A new project from Irish agency Rothco set out to find the truth behind a legendary escape story from Alcatraz—and claims to have solved it.
Accenture Interactive-owned Rothco teamed up with A.I. specialist company Identv to confirm the identities of two Alcatraz prison escapees depicted in a 1975 photo. Frank Morris, along with brothers John and Clarence Anglin, were made famous by Clint Eastwood in the 1979 film "Escape from Alcatraz," but were assumed to have drowned after fleeing the famous California prison. However, in 2015, evidence surfaced of a soft, grainy, old photo taken by a family friend of the Anglin Brothers allegedly living in Brazil in 1975—13 years after their supposed drowning.
Until now, technology wasn't available to verify if the photo really was of the Anglins, but now A.I. has been used to unlock the hidden data in the printed photo. Identv used a facial matching system based on a type of machine learning algorithm called a deep neural network.

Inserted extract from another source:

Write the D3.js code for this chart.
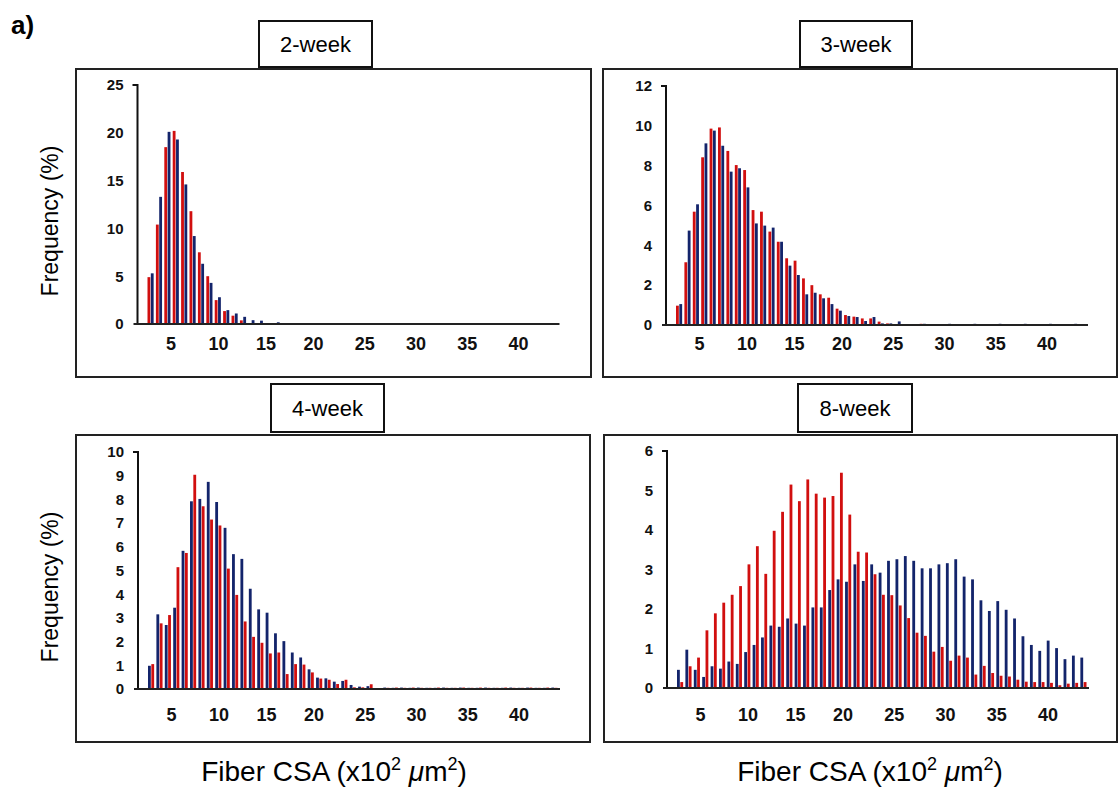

"We start with what is called a training process, where we feed the algorithm many images of a single person's face along with many images of different people," said Mark Hughes, Chief AI Scientist of Identv, in a statement. “We repeat this process millions of times over and use mathematical models optimized during the training phase to learn how to differentiate one person's face from another.”
He added that once they have that "trained" model, it allows the team to create a sort of mathematical, "facial fingerprint" that is extremely discriminative—it can be compared to other such "fingerprints" in the database in the way that modern-day police fingerprint matching systems work. "Identv has developed techniques to carry out this matching process in tens of milliseconds over millions of faces," he said.
“'The Long Shot’ is a novel example of successfully applying the creative knowledge and digital tools of today to a hidden piece of the past, unlocking newfound stories and opportunities," added Alan Kelly, chief creative officer at Rothco. "Technology is advancing at such a rate it can leave you a little dizzy and, short of obtaining DNA proof, there will always be a little room for mystery. But as far as technology is concerned—the prisoners made it.”